カクゼツ

一般大衆からは隔絶された面倒オタクの独り言。基本的にゲームのことばっかです。

結婚・育児を見据える男達に捧ぐ言葉

昨日読んだ本の内容が目から鱗だったので書き記しておきます。

結婚なんて古臭い表現の形態なんですよ。社会制度である一方、僕が今まで言ってきたことに照らし合わせれば、結婚もひとつの表現なんです。古くからある、贅沢品。 ~中略~ 一人でも生きていける社会だから、結婚することの意味合いは薄くなっているんです。でも、薄くてもなお一緒にいることの意味を見出すのは大変ですよね。だけど、家族をひとつの”作品”だと思えば、”作品”の管理やメンテナンスをするように、家族間のコミュニケーションをとり続けることが、苦にならなくなってくるんですよ。贅沢なアンティーク品だと思えば、長い間にメンテナンスを施して家族生活していくことにも価値があるんじゃないかと思うんです。

アナーキー・イン・ザ・子供かわいい ”父親に成る”ということ / 槙田雄司 p125~p127より引用

これ、没頭するような趣味を持つ趣味人が父親に成る際は必ず心得ておくべき名言だと思いました。

 

筆者は多趣味+ハマり性の典型でして。独身の頃は稼いだお金は自分のために使ってナンボとしか考えてませんでした。アーケードゲームコンシューマーゲームボードゲーム、楽器(サックス)、バンド活動、漫画収集、ダーツ、カメラ、グルメ、旅行、etc... 何にどれくらい使ったかはお察しください。

そんなテキトーだった輩でも何の因果か、結婚して、来月には子どもが生まれます。

結婚して、子どもが出来て、そして子育てに追われ始める。 「自分の趣味の時間が少なくなるのは仕方のない事だし自分で選んだこと。かわって「子育て」という新しい趣味が追加されて比重が大きくなるだけ」くらいで考えていました。

でもこれが違ったんですね。まだ生まれてすらいないのにもう既に違った。 「子育てがパートナーとの共同作業」だってことを全然考慮してなかったわけですよ。 そして言ってしまえば「腹の中で育ってる時点でもう子育ては始まっている」

共同作業で最も重要なのは当たり前ですがコミュニケーションです。 パートナーはこの数ヶ月間腹を痛めて疲弊しながらも新たな生命の誕生を感じて心身の準備を整えますが、一方それを理解したつもりになっていても、やはり数ヶ月後に訪れる諸々の一時休戦までの時間惜しさについ趣味にのめり込んでしまい、「子育てという事実上もう始まっている共同作業のためのコミュニケーションにイマイチ本腰を入れることができない男」がいたわけです。

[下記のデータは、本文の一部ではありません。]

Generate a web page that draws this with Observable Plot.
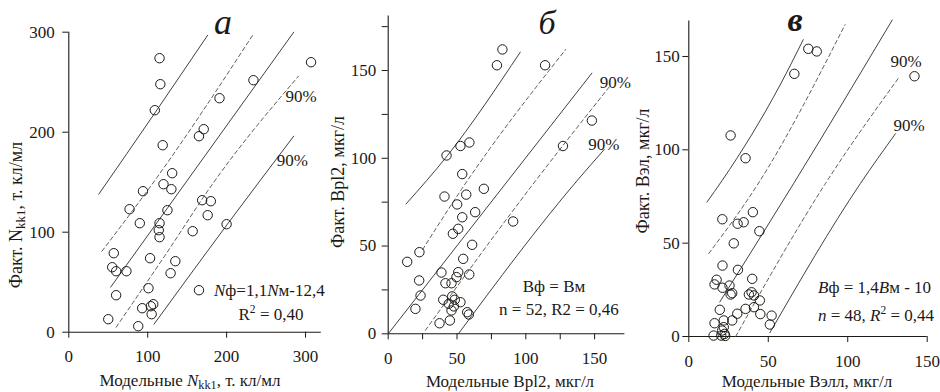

自分が今まで執心し続けてきた事柄と、これから多くの時間を割いて取り組むこととなる新たな事柄、これらを自分の中でどう折り合いをつけるべきなのか、苦心し続けていたんですが、前述の槙田氏の言葉で、モヤモヤして掴み所も落とし所もなかった何かがクリアになり、腑に落ちた感覚がありました。

 

家族生活や子育ては人生の多くを費やしてプロデュースしていく表現・作品であり、そのメンテナンスをするためのコミュニケーションには多くの時間を費やす価値がある。

結婚・育児を人生の墓場と捉えるか、自分の人生最大のアートと捉えるか。 考え方ひとつでどうとでもなることなら、面白いほうが良いに決まっている。